Ted Simons: It's almost like finding the environment they like and go in there and cause them some harm.

Dr. Karen Anderson: Exactly.

Ted Simons: The collaborative effect, you have ASU, T-Gen, Mayo Clinic Clinic. What were the challenges of getting these big brains together to fight breast cancer?

Dr. Karen Anderson: Well, we have a common mission. That makes it much simpler. The mission is driven by what our patients need. From that there's logistical challenges, obviously. We have three centers, three different institutions. We meet regularly, and we think about projects. We develop projects, grants, we co-publish papers. Right now we're actually starting to develop new clinical trials based on some of this to try to bring these forward for people here.

Ted Simons: How far along is medicine in general in just identifying and treating these aggressive forms of cancers?

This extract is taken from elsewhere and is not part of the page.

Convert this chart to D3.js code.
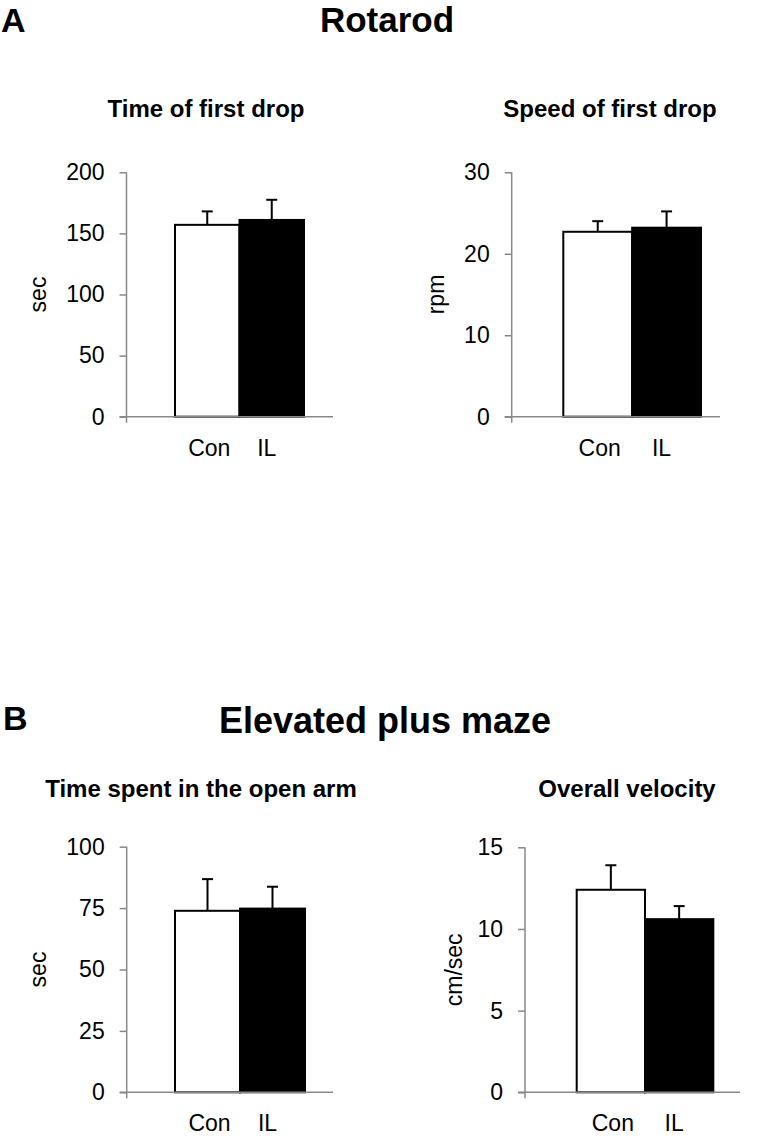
<!DOCTYPE html>
<html>
<head>
<meta charset="utf-8">
<script src="https://cdn.jsdelivr.net/npm/d3@7"></script>
<style>
  html, body { margin: 0; padding: 0; background: #fff; }
  svg { display: block; }
  text { font-family: "Liberation Sans", Arial, sans-serif; fill: #000; }
</style>
</head>
<body>
<svg id="chart" width="767" height="1137"></svg>
<script>
// ---- Data ----
const categories = ["Con", "IL"];

const rotarodTimeMean = [157, 161];
const rotarodTimeSem  = [11, 16.5];
const rotarodTimeTicks = [0, 50, 100, 150, 200];

const rotarodSpeedMean = [22.7, 23.2];
const rotarodSpeedSem  = [1.3, 2.0];
const rotarodSpeedTicks = [0, 10, 20, 30];

const openArmMean = [73.9, 74.8];
const openArmSem  = [12.9, 8.9];
const openArmTicks = [0, 25, 50, 75, 100];

const velocityMean = [12.4, 10.6];
const velocitySem  = [1.5, 0.8];
const velocityTicks = [0, 5, 10, 15];

const barFills = ["#ffffff", "#000000"];

// ---- Layout ----
const panels = [
  { title: "Time of first drop", ylabel: "sec", mean: rotarodTimeMean, sem: rotarodTimeSem, ticks: rotarodTimeTicks,
    axisX: 126.5, right: 333, yTop: 172.3, yBot: 416.7, barL: 175, barR: 304, titleX: 206, titleY: 117, ylabX: 46 },
  { title: "Speed of first drop", ylabel: "rpm", mean: rotarodSpeedMean, sem: rotarodSpeedSem, ticks: rotarodSpeedTicks,
    axisX: 511.7, right: 720, yTop: 172.3, yBot: 416.7, barL: 563.3, barR: 701, titleX: 610, titleY: 117, ylabX: 444 },
  { title: "Time spent in the open arm", ylabel: "sec", mean: openArmMean, sem: openArmSem, ticks: openArmTicks,
    axisX: 126.7, right: 333, yTop: 846.7, yBot: 1092.3, barL: 175, barR: 305, titleX: 201, titleY: 797, ylabX: 46 },
  { title: "Overall velocity", ylabel: "cm/sec", mean: velocityMean, sem: velocitySem, ticks: velocityTicks,
    axisX: 525, right: 740, yTop: 847.3, yBot: 1092.3, barL: 576.7, barR: 713.3, titleX: 627, titleY: 797, ylabX: 462 }
];

const svg = d3.select("#chart");

// Section headers
svg.append("text").attr("x", 1).attr("y", 32).attr("font-size", 34).attr("font-weight", "bold").text("A");
svg.append("text").attr("x", 387).attr("y", 32).attr("font-size", 35).attr("font-weight", "bold")
  .attr("text-anchor", "middle").text("Rotarod");
svg.append("text").attr("x", 3).attr("y", 730).attr("font-size", 34).attr("font-weight", "bold").text("B");
svg.append("text").attr("x", 385).attr("y", 733).attr("font-size", 36).attr("font-weight", "bold")
  .attr("text-anchor", "middle").text("Elevated plus maze");

const axisColor = "#888888";

panels.forEach(p => {
  const g = svg.append("g");
  const yMax = p.ticks[p.ticks.length - 1];
  const y = d3.scaleLinear().domain([0, yMax]).range([p.yBot, p.yTop]);
  const x = d3.scaleBand().domain(categories).range([p.barL, p.barR]).padding(0);

  // title
  g.append("text").attr("x", p.titleX).attr("y", p.titleY).attr("text-anchor", "middle")
    .attr("font-size", 24).attr("font-weight", "bold").text(p.title);

  // y axis
  const ax = g.append("g").attr("transform", `translate(${p.axisX},0)`)
    .call(d3.axisLeft(y).tickValues(p.ticks).tickSize(7).tickPadding(15).tickFormat(d3.format("d")));
  ax.select(".domain").remove();
  ax.selectAll(".tick line").attr("stroke", axisColor).attr("stroke-width", 1.5);
  ax.selectAll(".tick text").attr("font-size", 23).attr("fill", "#000")
    .attr("font-family", "Liberation Sans, Arial, sans-serif");
  g.append("line").attr("x1", p.axisX).attr("x2", p.axisX).attr("y1", y(yMax)).attr("y2", p.yBot + 6)
    .attr("stroke", axisColor).attr("stroke-width", 1.5);

  // bars
  g.selectAll("rect.bar").data(categories).join("rect")
    .attr("x", d => x(d)).attr("width", x.bandwidth())
    .attr("y", (d, i) => y(p.mean[i])).attr("height", (d, i) => y(0) - y(p.mean[i]))
    .attr("fill", (d, i) => barFills[i]).attr("stroke", "#000").attr("stroke-width", 2);

  // error bars (upper only)
  categories.forEach((c, i) => {
    const cx = x(c) + x.bandwidth() / 2;
    g.append("line").attr("x1", cx).attr("x2", cx)
      .attr("y1", y(p.mean[i])).attr("y2", y(p.mean[i] + p.sem[i]))
      .attr("stroke", "#000").attr("stroke-width", 2);
    g.append("line").attr("x1", cx - 5.5).attr("x2", cx + 5.5)
      .attr("y1", y(p.mean[i] + p.sem[i])).attr("y2", y(p.mean[i] + p.sem[i]))
      .attr("stroke", "#000").attr("stroke-width", 2);
  });

  // baseline
  g.append("line").attr("x1", p.axisX - 7).attr("x2", p.right).attr("y1", p.yBot).attr("y2", p.yBot)
    .attr("stroke", axisColor).attr("stroke-width", 1.5);

  // category labels
  g.selectAll("text.cat").data(categories).join("text")
    .attr("x", d => x(d) + x.bandwidth() / 2 + (d === "Con" ? 2 : -5))
    .attr("y", p.yBot + 39).attr("text-anchor", "middle").attr("font-size", 23).text(d => d);

  // y label
  const ymid = (p.yTop + p.yBot) / 2;
  g.append("text").attr("transform", `translate(${p.ylabX},${ymid}) rotate(-90)`)
    .attr("text-anchor", "middle").attr("font-size", 23).text(p.ylabel);
});
</script>
</body>
</html>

Dr. Karen Anderson: I think we're not far along enough yet. There's no question if you ask any woman who has any of these cancers they have to go through chemotherapy, hormone therapy, a lot of surgery, radiation. Still we can't say you're cured. We never get to say that. We have a long way to go. We have made strides, no question survival rates are steadily getting better, but it comes at a cost. It's a lot of therapy. We would like to be able to target these better. For some women we need newer, better drugs for this.

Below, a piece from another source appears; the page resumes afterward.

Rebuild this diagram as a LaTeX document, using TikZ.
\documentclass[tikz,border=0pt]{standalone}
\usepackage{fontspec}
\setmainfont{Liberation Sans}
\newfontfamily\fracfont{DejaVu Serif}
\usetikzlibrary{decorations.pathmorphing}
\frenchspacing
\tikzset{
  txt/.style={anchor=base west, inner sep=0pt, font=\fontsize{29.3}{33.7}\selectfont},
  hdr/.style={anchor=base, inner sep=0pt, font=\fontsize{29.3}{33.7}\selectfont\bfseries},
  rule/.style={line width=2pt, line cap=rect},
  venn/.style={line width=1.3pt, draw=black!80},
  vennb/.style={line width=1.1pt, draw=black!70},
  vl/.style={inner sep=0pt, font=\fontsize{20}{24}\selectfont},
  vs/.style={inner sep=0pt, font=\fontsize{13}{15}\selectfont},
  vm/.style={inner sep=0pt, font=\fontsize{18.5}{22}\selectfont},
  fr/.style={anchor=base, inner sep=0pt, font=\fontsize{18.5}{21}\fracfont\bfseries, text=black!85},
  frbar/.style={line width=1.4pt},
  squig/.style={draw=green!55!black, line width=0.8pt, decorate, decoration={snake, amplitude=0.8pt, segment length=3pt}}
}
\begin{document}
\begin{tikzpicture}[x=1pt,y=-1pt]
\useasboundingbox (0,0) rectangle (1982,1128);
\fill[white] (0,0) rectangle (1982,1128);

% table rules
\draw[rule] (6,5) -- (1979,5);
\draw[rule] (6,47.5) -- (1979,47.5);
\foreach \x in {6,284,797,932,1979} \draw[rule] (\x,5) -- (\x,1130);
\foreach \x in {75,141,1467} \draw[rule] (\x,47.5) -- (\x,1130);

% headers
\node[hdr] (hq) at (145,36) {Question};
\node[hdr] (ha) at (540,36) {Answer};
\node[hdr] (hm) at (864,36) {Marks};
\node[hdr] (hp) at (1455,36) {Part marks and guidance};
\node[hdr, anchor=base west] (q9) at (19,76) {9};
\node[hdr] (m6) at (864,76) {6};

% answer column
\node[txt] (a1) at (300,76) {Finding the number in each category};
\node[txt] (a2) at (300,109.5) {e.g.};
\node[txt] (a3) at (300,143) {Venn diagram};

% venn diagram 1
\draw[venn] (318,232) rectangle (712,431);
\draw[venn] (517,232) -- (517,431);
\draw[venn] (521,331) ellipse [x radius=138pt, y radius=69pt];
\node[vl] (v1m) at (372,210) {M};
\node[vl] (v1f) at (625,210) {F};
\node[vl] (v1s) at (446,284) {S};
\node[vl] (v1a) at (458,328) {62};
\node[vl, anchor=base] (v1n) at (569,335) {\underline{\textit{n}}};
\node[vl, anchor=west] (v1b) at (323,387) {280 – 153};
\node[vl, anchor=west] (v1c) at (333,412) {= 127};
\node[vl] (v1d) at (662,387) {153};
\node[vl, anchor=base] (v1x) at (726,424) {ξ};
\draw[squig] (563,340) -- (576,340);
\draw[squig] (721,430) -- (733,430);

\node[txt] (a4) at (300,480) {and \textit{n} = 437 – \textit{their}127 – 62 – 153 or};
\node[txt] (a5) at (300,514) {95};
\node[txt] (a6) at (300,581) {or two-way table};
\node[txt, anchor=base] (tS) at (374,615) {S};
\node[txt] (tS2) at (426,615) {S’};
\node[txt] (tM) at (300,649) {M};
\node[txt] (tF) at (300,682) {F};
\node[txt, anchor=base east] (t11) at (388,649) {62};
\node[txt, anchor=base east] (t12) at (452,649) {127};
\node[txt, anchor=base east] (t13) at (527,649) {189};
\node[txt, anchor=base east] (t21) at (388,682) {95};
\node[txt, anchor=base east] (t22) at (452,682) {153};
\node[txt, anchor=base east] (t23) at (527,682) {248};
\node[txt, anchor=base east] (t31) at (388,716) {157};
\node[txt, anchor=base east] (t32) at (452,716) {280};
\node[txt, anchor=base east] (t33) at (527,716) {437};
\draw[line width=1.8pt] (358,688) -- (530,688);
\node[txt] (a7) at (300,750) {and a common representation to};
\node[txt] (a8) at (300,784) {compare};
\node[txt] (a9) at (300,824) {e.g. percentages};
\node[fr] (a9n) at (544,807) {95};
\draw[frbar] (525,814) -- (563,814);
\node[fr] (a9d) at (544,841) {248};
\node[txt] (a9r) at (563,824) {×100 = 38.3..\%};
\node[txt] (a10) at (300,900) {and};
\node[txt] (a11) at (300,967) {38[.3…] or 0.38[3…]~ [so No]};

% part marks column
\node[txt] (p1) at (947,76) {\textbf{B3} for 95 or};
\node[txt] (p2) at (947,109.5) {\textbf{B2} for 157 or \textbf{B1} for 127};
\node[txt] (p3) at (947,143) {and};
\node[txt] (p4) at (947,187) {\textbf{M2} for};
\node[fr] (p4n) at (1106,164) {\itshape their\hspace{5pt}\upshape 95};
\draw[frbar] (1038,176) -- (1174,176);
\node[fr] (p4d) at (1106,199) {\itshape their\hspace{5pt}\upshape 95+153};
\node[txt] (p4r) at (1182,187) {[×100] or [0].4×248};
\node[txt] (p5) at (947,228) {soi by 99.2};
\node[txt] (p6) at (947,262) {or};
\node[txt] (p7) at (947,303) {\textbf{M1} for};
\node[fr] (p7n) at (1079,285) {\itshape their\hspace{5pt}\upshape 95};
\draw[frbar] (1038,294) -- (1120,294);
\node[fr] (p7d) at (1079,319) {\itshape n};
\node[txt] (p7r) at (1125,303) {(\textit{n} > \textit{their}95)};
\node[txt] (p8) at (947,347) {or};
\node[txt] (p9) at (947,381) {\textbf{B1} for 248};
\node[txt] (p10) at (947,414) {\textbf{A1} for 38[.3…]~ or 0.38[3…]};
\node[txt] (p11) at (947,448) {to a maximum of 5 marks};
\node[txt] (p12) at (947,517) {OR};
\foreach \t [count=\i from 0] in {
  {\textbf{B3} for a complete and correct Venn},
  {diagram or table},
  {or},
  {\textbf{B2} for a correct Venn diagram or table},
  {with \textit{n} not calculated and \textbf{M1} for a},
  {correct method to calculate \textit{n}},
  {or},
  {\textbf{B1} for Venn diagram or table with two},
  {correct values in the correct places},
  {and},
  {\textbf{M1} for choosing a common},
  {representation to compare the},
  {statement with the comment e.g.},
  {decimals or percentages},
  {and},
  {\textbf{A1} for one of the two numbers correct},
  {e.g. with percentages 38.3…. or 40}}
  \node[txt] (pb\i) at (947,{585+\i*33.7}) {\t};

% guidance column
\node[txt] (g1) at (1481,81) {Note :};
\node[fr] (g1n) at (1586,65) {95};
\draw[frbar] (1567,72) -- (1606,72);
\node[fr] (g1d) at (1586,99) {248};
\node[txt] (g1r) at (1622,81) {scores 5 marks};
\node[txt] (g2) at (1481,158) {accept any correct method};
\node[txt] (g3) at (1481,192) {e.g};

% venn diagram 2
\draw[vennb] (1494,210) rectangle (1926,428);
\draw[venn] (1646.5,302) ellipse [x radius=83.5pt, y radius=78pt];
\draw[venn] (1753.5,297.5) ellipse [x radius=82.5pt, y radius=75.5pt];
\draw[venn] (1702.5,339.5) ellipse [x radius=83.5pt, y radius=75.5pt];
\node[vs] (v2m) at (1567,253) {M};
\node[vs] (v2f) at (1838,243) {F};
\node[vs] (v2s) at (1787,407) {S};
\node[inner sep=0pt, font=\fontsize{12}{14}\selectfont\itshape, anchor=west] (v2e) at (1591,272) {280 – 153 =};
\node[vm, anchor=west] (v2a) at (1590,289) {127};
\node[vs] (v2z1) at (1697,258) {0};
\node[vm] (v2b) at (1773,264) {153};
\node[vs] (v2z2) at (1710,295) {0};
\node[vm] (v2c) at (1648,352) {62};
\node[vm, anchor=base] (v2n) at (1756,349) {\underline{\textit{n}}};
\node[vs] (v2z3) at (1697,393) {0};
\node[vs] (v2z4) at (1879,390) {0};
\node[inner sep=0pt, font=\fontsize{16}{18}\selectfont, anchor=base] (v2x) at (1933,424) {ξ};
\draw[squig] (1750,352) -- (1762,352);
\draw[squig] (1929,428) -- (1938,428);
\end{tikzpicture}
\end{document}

Ted Simons: Take us back five, ten years. What more do we know now than we did then?

Dr. Karen Anderson: I think what we really are appreciating now is like I said that heterogeneity both between patients with cancer, the fact on the outside they may look the same, but internally they are different. Also even within a cancer, they can be different. I think that's something the whole field is starting to appreciate.

Ted Simons: What should we watch for as far as research? What's the next big news or big focus I guess?

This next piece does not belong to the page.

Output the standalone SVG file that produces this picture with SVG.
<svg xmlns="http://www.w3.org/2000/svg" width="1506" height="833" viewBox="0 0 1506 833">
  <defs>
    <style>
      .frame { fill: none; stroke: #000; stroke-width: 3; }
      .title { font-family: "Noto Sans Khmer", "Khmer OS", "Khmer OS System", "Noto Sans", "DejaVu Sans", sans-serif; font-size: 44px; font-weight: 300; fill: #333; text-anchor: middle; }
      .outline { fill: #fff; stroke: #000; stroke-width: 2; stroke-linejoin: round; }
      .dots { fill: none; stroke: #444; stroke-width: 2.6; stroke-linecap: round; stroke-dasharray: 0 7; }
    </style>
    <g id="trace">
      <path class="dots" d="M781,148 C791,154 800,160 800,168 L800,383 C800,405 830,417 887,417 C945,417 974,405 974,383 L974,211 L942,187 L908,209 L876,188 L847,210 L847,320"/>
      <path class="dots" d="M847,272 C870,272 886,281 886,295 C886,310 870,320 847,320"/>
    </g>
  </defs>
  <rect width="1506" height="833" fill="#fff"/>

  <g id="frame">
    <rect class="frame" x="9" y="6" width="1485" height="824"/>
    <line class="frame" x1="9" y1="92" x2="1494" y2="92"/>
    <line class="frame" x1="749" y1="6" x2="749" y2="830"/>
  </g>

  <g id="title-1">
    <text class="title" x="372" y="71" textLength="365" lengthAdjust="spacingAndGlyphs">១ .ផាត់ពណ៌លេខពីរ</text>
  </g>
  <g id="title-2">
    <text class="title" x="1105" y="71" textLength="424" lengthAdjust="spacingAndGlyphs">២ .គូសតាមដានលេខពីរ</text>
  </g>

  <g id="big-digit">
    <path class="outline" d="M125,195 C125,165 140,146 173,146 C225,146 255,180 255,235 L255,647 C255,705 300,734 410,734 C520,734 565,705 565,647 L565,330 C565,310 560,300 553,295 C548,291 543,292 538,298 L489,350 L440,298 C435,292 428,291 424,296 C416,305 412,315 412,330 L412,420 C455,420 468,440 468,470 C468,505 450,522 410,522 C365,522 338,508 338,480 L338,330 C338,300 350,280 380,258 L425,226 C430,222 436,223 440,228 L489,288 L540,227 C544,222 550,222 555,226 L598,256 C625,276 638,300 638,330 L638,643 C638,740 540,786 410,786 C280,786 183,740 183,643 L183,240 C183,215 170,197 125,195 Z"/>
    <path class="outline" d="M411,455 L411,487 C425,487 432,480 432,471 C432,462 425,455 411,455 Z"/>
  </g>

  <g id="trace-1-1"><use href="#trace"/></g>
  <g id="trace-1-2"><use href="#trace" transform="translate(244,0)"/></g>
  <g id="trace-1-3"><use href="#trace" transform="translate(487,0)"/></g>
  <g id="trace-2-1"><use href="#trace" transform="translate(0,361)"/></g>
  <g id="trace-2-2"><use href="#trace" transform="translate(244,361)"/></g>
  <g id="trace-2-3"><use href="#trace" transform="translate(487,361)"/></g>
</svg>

Dr. Karen Anderson: Big focus in BIG?

Ted Simons: Yes.

Dr. Karen Anderson: I think that a number of projects one is on androgen receptors and what we can do. I think that will be coming out. We're starting to develop new vaccine and immunotherapy. We have a lot of expertise in the valley on that. Trying to develop new protocols, trials, trying to recruit the immune system to fight breast cancer when chemotherapy and hormone therapy doesn't work. Getting out the genomics, how can we find that earlier? Diagnosis is a big part of that.

Ted Simons: The fact there's a T-Gen, Mayo Clinic, ASU. Talk about the valley's importance in this particular line of medicine and research.

Dr. Karen Anderson: I think that the valley is emerging as a very dynamic, very innovative research endeavor. Absolutely state of the art. As a scientist I find it very exciting to work here. We have the opportunities with these types of collaborations to have an impact in ways that I think is really unique.

Ted Simons: As far as you're concerned, there is optimism, is there not?

Dr. Karen Anderson: Absolutely.

Ted Simons: Everyone knows someone who has had some sort of contact with breast cancer whether it's immediate family or somewhere down the line. Is there optimism?

Dr. Karen Anderson: Absolutely. First of all, the majority of women who get breast cancer will live long and healthy lives and will survive their breast cancer. In part because of the treatments, and in part because of newer treatments coming down the pike. What we use to treat now compared to five years ago, ten years ago, completely different. It changes every single year. I think women and their physicians and the centers have to really keep up with what is the newest, latest medications, the newest treatments we can do and bring that to women in the valley.

Ted Simons: It's good to have you here. Thanks for joining us.